For some reason I have for decades associated Updike with an experience I had in the summer of 1960 or 1961. It was the first time I saw adults scared, and it was a revelation to me. I believe it was the Fourth of July. My parents drove us all (five children, then) over to Marblehead to a big shingled house overlooking the harbor, which was filled with yachts and partygoers. We were parked in a basement playroom with some strange children we didn’t know, and were told to keep ourselves busy. My parents went to the cocktail party out on the lawn. This all struck me as terribly unfair, especially as I knew they were going to get out for a boat ride.

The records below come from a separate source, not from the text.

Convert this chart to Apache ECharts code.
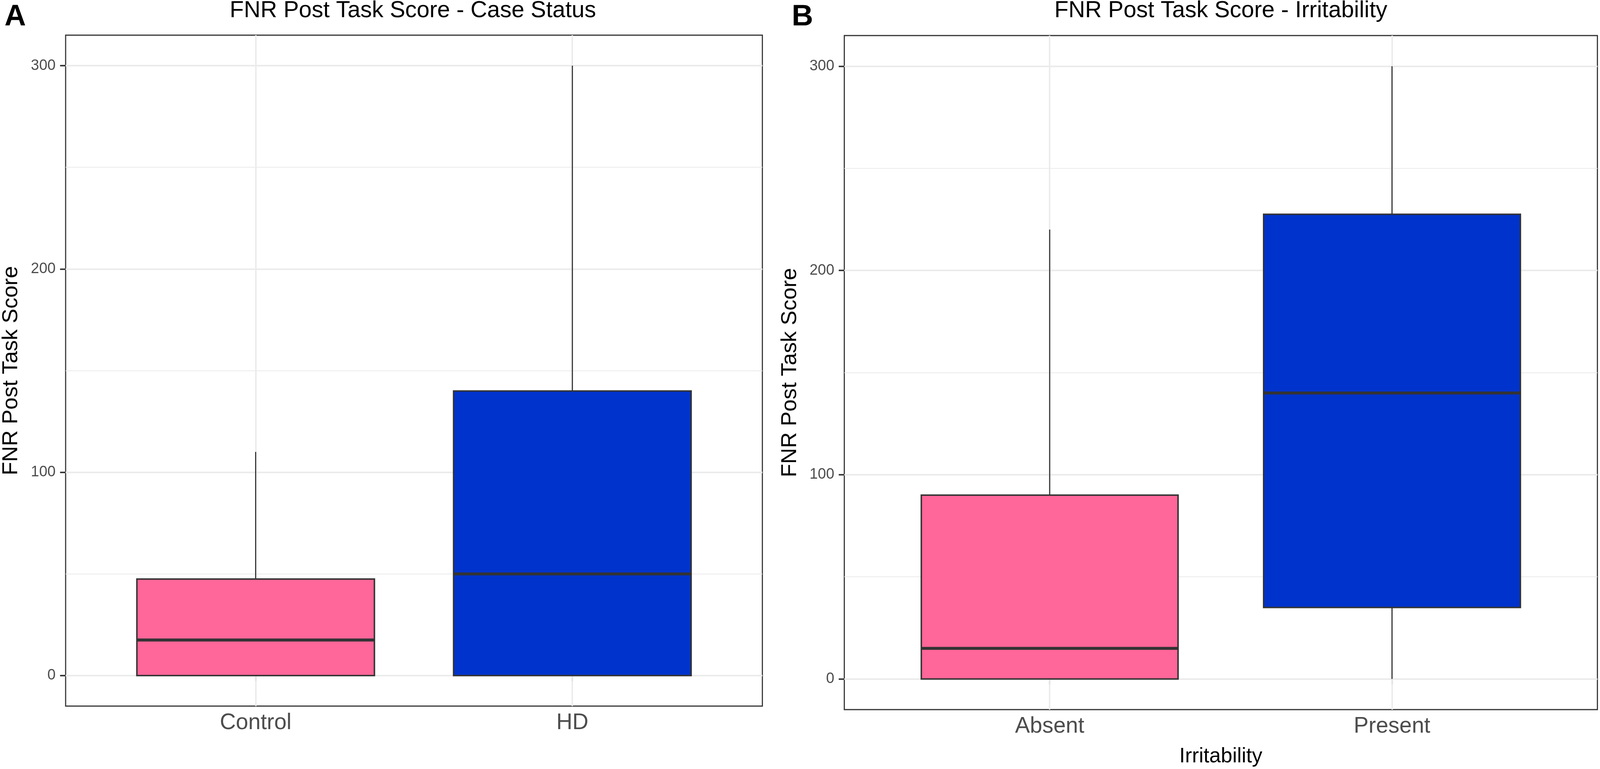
<!DOCTYPE html>
<html>
<head>
<meta charset="utf-8">
<title>FNR Post Task Score</title>
<script src="https://cdn.jsdelivr.net/npm/echarts@6/dist/echarts.min.js"></script>
<style>
  html, body { margin: 0; padding: 0; background: #fff; overflow: hidden; }
  #chart { width: 100vw; height: 100vh; }
</style>
</head>
<body>
<div id="chart"></div>
<script>
// Panel A: case status (min, q1, median, q3, max)
const caseStatus = ['Control', 'HD'];
const caseBoxes = [
    [0, 0, 17.5, 47.5, 110],
    [0, 0, 50, 140, 300]
];

// Panel B: irritability (min, q1, median, q3, max)
const irritability = ['Absent', 'Present'];
const irritabilityBoxes = [
    [0, 0, 15, 90, 220],
    [0, 35, 140, 227.5, 300]
];

const boxColors = ['#FF6699', '#0033CC'];
const majorTicks = [0, 100, 200, 300];
const minorTicks = [50, 150, 250];
const panelTitles = ['FNR Post Task Score - Case Status', 'FNR Post Task Score - Irritability'];
const yName = 'FNR Post Task Score';

const FONT = 'Liberation Sans';
const INK = '#333333';
const GRID_LINE = '#EBEBEB';
const BOX_WIDTH = 0.75;

// layout is designed for 4317 x 1968, scaled to the real window
const W = window.innerWidth, H = window.innerHeight;
const sx = W / 4317, sy = H / 1968, s = Math.min(sx, sy);

// boxplot drawn ggplot-style: no whisker caps, thick median
function renderBox(params, api) {
    const x = api.value(0);
    const lo = api.coord([x, api.value(1)]);
    const q1 = api.coord([x, api.value(2)]);
    const md = api.coord([x, api.value(3)]);
    const q3 = api.coord([x, api.value(4)]);
    const hi = api.coord([x, api.value(5)]);
    const w = api.size([BOX_WIDTH, 0])[0];
    const cx = q1[0];
    return {
        type: 'group',
        children: [
            { type: 'line', shape: { x1: cx, y1: hi[1], x2: cx, y2: q3[1] }, style: { stroke: INK, lineWidth: 3 * s } },
            { type: 'line', shape: { x1: cx, y1: q1[1], x2: cx, y2: lo[1] }, style: { stroke: INK, lineWidth: 3 * s } },
            {
                type: 'rect',
                shape: { x: cx - w / 2, y: q3[1], width: w, height: q1[1] - q3[1] },
                style: { fill: boxColors[params.dataIndex], stroke: INK, lineWidth: 4 * s }
            },
            { type: 'line', shape: { x1: cx - w / 2, y1: md[1], x2: cx + w / 2, y2: md[1] }, style: { stroke: INK, lineWidth: 8 * s } }
        ]
    };
}

function boxSeries(idx, boxes) {
    return {
        type: 'custom',
        xAxisIndex: idx,
        yAxisIndex: idx,
        z: 10,
        silent: true,
        data: boxes.map((b, i) => [i + 1].concat(b)),
        encode: { x: 0, y: [1, 2, 3, 4, 5] },
        renderItem: renderBox
    };
}

// background grid lines (major + minor + category verticals)
function gridSeries(idx, count) {
    const lines = [];
    majorTicks.forEach(v => lines.push({ yAxis: v, lineStyle: { width: 4 * s } }));
    minorTicks.forEach(v => lines.push({ yAxis: v, lineStyle: { width: 2 * s } }));
    for (let i = 1; i <= count; i++) lines.push({ xAxis: i, lineStyle: { width: 4 * s } });
    return {
        type: 'line',
        xAxisIndex: idx,
        yAxisIndex: idx,
        data: [],
        z: 1,
        markLine: {
            silent: true,
            z: 1,
            symbol: ['none', 'none'],
            label: { show: false },
            lineStyle: { color: GRID_LINE, type: 'solid' },
            emphasis: { disabled: true },
            data: lines
        }
    };
}

function xAxis(idx, cats, name) {
    return {
        type: 'value',
        gridIndex: idx,
        min: 0.4,
        max: 2.6,
        splitLine: { show: false },
        axisLine: { show: false },
        axisTick: { show: true, customValues: [1, 2], length: 15 * s, lineStyle: { color: INK, width: 4 * s } },
        axisLabel: {
            customValues: [1, 2],
            formatter: v => cats[Math.round(v) - 1] || '',
            fontFamily: FONT, fontSize: 60 * s, color: '#4D4D4D', margin: 16 * s
        },
        name: name,
        nameLocation: 'middle',
        nameGap: 94 * sy,
        nameTextStyle: { fontFamily: FONT, fontSize: 56 * s, color: '#000' }
    };
}

function yAxis(idx) {
    return {
        type: 'value',
        gridIndex: idx,
        min: -15,
        max: 315,
        splitLine: { show: false },
        axisLine: { show: false },
        axisTick: { show: true, customValues: majorTicks, length: 15 * s, lineStyle: { color: INK, width: 4 * s } },
        axisLabel: { customValues: majorTicks, fontFamily: FONT, fontSize: 40 * s, color: '#4D4D4D', margin: 27 * sx },
        name: yName,
        nameLocation: 'middle',
        nameRotate: 90,
        nameGap: 117 * sx,
        nameTextStyle: { fontFamily: FONT, fontSize: 56 * sy, color: '#000' }
    };
}

const chart = echarts.init(document.getElementById('chart'));

function font(size, bold) {
    return (bold ? 'bold ' : '') + Math.round(size * s) + 'px "' + FONT + '"';
}

const option = {
    animation: false,
    backgroundColor: '#fff',
    grid: [
        { left: 172 * sx, right: (4317 - 2057) * sx, top: 90 * sy, bottom: (1968 - 1807) * sy, show: true, borderColor: INK, borderWidth: 3 * s, backgroundColor: 'transparent' },
        { left: 2278 * sx, right: (4317 - 4310) * sx, top: 91 * sy, bottom: (1968 - 1818) * sy, show: true, borderColor: INK, borderWidth: 3 * s, backgroundColor: 'transparent' }
    ],
    xAxis: [xAxis(0, caseStatus, ''), xAxis(1, irritability, 'Irritability')],
    yAxis: [yAxis(0), yAxis(1)],
    graphic: [
        { type: 'text', x: 1114 * sx, y: 28 * sy, style: { text: panelTitles[0], font: font(62), fill: '#000', textAlign: 'center', textVerticalAlign: 'middle' } },
        { type: 'text', x: 3294 * sx, y: 28 * sy, style: { text: panelTitles[1], font: font(62), fill: '#000', textAlign: 'center', textVerticalAlign: 'middle' } },
        { type: 'text', x: 12 * sx, y: 44 * sy, style: { text: 'A', font: font(80, true), fill: '#000', textAlign: 'left', textVerticalAlign: 'middle' } },
        { type: 'text', x: 2136 * sx, y: 44 * sy, style: { text: 'B', font: font(80, true), fill: '#000', textAlign: 'left', textVerticalAlign: 'middle' } }
    ],
    series: [
        gridSeries(0, caseStatus.length),
        gridSeries(1, irritability.length),
        boxSeries(0, caseBoxes),
        boxSeries(1, irritabilityBoxes)
    ]
};

chart.setOption(option);
</script>
</body>
</html>
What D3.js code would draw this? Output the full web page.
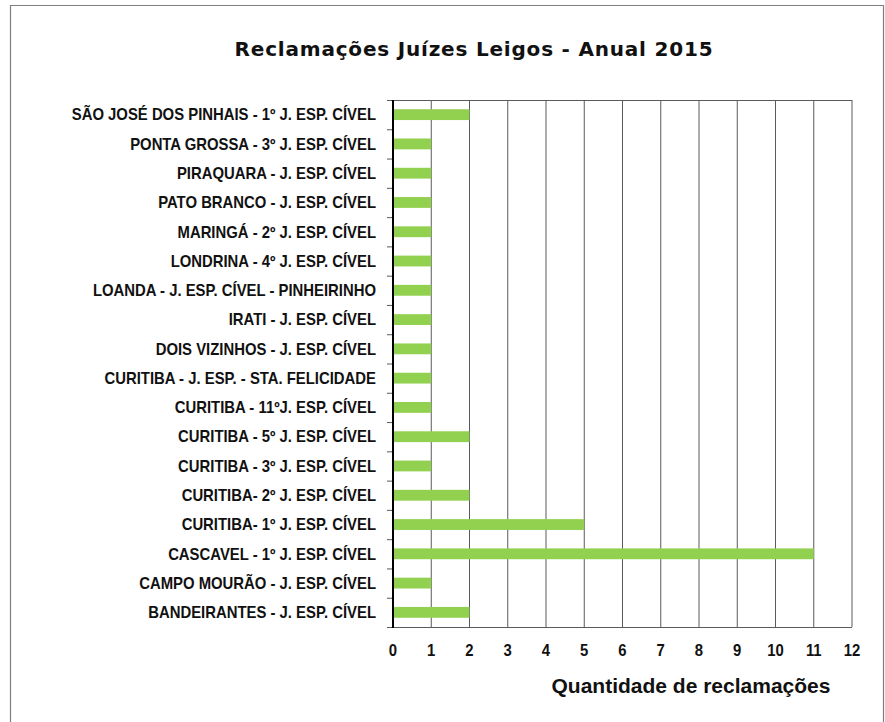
<!DOCTYPE html>
<html>
<head>
<meta charset="utf-8">
<script src="https://cdn.jsdelivr.net/npm/d3@7"></script>
<style>
  html, body { margin: 0; padding: 0; background: #fff; }
  svg { display: block; }
</style>
</head>
<body>
<svg id="chart" width="885" height="722"></svg>
<script>
// Courts, listed top to bottom
const categories = [
  "SÃO JOSÉ DOS PINHAIS - 1º J. ESP. CÍVEL",
  "PONTA GROSSA - 3º J. ESP. CÍVEL",
  "PIRAQUARA - J. ESP. CÍVEL",
  "PATO BRANCO - J. ESP. CÍVEL",
  "MARINGÁ - 2º J. ESP. CÍVEL",
  "LONDRINA - 4º J. ESP. CÍVEL",
  "LOANDA - J. ESP. CÍVEL - PINHEIRINHO",
  "IRATI - J. ESP. CÍVEL",
  "DOIS VIZINHOS - J. ESP. CÍVEL",
  "CURITIBA - J. ESP. - STA. FELICIDADE",
  "CURITIBA - 11ºJ. ESP. CÍVEL",
  "CURITIBA - 5º J. ESP. CÍVEL",
  "CURITIBA - 3º J. ESP. CÍVEL",
  "CURITIBA- 2º J. ESP. CÍVEL",
  "CURITIBA- 1º J. ESP. CÍVEL",
  "CASCAVEL - 1º J. ESP. CÍVEL",
  "CAMPO MOURÃO - J. ESP. CÍVEL",
  "BANDEIRANTES - J. ESP. CÍVEL"
];
// Complaints per court
const values = [2, 1, 1, 1, 1, 1, 1, 1, 1, 1, 1, 2, 1, 2, 5, 11, 1, 2];
const xTicks = [0, 1, 2, 3, 4, 5, 6, 7, 8, 9, 10, 11, 12];

const chartTitle = "Reclamações Juízes Leigos - Anual 2015";
const xTitle = "Quantidade de reclamações";

const svg = d3.select("#chart");
const W = 885, H = 722;
const plot = { left: 393, right: 852, top: 100, bottom: 627 };

const sans = "'Liberation Sans', Arial, sans-serif";
const squeeze = 0.93; // condensed look for the axis texts

// Outer frame
svg.append("path")
  .attr("d", `M10.5,${H} V5.5 H883.5 V${H}`)
  .attr("fill", "none").attr("stroke", "#7f7f7f").attr("stroke-width", 1.2);

const x = d3.scaleLinear().domain([0, 12]).range([plot.left, plot.right]);
const y = d3.scaleBand().domain(categories).range([plot.top, plot.bottom]).paddingInner(0.63).paddingOuter(0.315);
const yb = d3.scaleBand().domain(categories).range([plot.top, plot.bottom]);

// Vertical gridlines
svg.append("g").selectAll("line")
  .data(xTicks.slice(1))
  .join("line")
  .attr("x1", d => x(d)).attr("x2", d => x(d))
  .attr("y1", plot.top).attr("y2", plot.bottom)
  .attr("stroke", "#5a5a5a").attr("stroke-width", 1);

// Top border of plot area
svg.append("line")
  .attr("x1", plot.left).attr("x2", plot.right)
  .attr("y1", plot.top + 0.5).attr("y2", plot.top + 0.5)
  .attr("stroke", "#5a5a5a");

// Bars
svg.append("g").selectAll("rect")
  .data(categories.map((c, i) => ({ c, v: values[i] })))
  .join("rect")
  .attr("x", x(0))
  .attr("y", d => y(d.c))
  .attr("width", d => x(d.v) - x(0))
  .attr("height", y.bandwidth())
  .attr("fill", "#92d050");

// Bottom axis line
svg.append("line")
  .attr("x1", plot.left - 6).attr("x2", plot.right)
  .attr("y1", plot.bottom + 0.5).attr("y2", plot.bottom + 0.5)
  .attr("stroke", "#5a5a5a");

// Category boundary ticks on the value axis
svg.append("g").selectAll("line")
  .data(categories)
  .join("line")
  .attr("x1", plot.left - 6).attr("x2", plot.left)
  .attr("y1", d => yb(d) + 0.5).attr("y2", d => yb(d) + 0.5)
  .attr("stroke", "#5a5a5a");

// Category axis line
svg.append("line")
  .attr("x1", plot.left).attr("x2", plot.left)
  .attr("y1", plot.top).attr("y2", plot.bottom + 1)
  .attr("stroke", "#000").attr("stroke-width", 2);

// Category labels
svg.append("g").selectAll("text")
  .data(categories)
  .join("text")
  .attr("transform", d => `translate(376,${yb(d) + yb.bandwidth() / 2}) scale(${squeeze},1)`)
  .attr("dy", "0.36em")
  .attr("text-anchor", "end")
  .attr("font-family", sans)
  .attr("font-weight", "bold")
  .attr("font-size", 16)
  .attr("fill", "#111")
  .text(d => d);

// Value tick labels
svg.append("g").selectAll("text")
  .data(xTicks)
  .join("text")
  .attr("transform", d => `translate(${x(d)},656) scale(${squeeze},1)`)
  .attr("text-anchor", "middle")
  .attr("font-family", sans)
  .attr("font-weight", "bold")
  .attr("font-size", 16)
  .attr("fill", "#111")
  .text(d => d);

// Chart title
svg.append("text")
  .attr("x", 474).attr("y", 56)
  .attr("text-anchor", "middle")
  .attr("font-family", "'DejaVu Sans', sans-serif")
  .attr("font-weight", "bold")
  .attr("font-size", 20)
  .attr("letter-spacing", 0.8)
  .attr("fill", "#111")
  .text(chartTitle);

// Value axis title
svg.append("text")
  .attr("x", 691).attr("y", 693)
  .attr("text-anchor", "middle")
  .attr("font-family", sans)
  .attr("font-weight", "bold")
  .attr("font-size", 21)
  .attr("fill", "#111")
  .text(xTitle);
</script>
</body>
</html>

About two hours later my parents returned, ashen faced, and quickly herded us into the family station wagon. On the ride home my mother told us they had been taken out on a racing yacht their host had just acquired, I think a Lightning, a small, fast sloop. As they were heading toward Lighthouse Point, near the harbor’s mouth, crowded with holiday boats, a squall rolled through and a gust filled the sails. The Lightning responded just as it was designed to do, leaping forward and holding its accelerated speed. Doing so, it poked its bow into the side of a cabin cruiser. The new skipper had just learned an expensive lesson about boat-handling.
In retrospect, one benefit of being a member of a big family is that it is possible to get lost in the small crowd of siblings. Sitting in the back seat on that ride home to Essex, I looked out the car window and contemplated my parents’ state. Observing them, I sensed that the people put in this world to take care of me were not always capable of looking out for themselves. It was a powerful lesson: watch out for myself. It took a decade or more for some of my peers, cushioned by money, to learn that lesson.
My parents sometimes had an inattentive otherworldliness to them. At about this point in my life, they headed off to a dinner party given by a couple they knew and liked, but found rather stiff. They were served what they considered, to their surprise, a pretty casual, thrown-together meal. They were also puzzled that no other guests were invited. They found out months later that they had shown up on the wrong night.
As I write this, it occurs to me that it might be an interesting exercise to re-write Couples from the perspective of the children kept on the periphery of the story. My friend, the dance critic Suzanne Carbonneau, says that the problem of children in Updike’s novels is crucial, because it is “the place where his morality diverges so painfully from his aesthetics.” The children never get the attention they deserve, because the Updike-like heroes need so much. One of the side effects of this narcissism is that children in his writing seem to be afterthoughts, and sometimes impediments. I got the sense from the Begley biography of him that that is how he sometimes thought of his own offspring—they understood that the books came before them.
At one point in Couples, one half of an adulterous couple contemplating having sex on a pile of dirty clothes in a basement laundry room in a house on the outskirts of Ipswich looks up at the cellar window to check if a “child’s watching shadow cleft it.” I would have been seven years and eight years old in the year in which the novel is set, from early 1963 to early 1964. That might have been my shadow there.
And yes, I now have my own sailboat.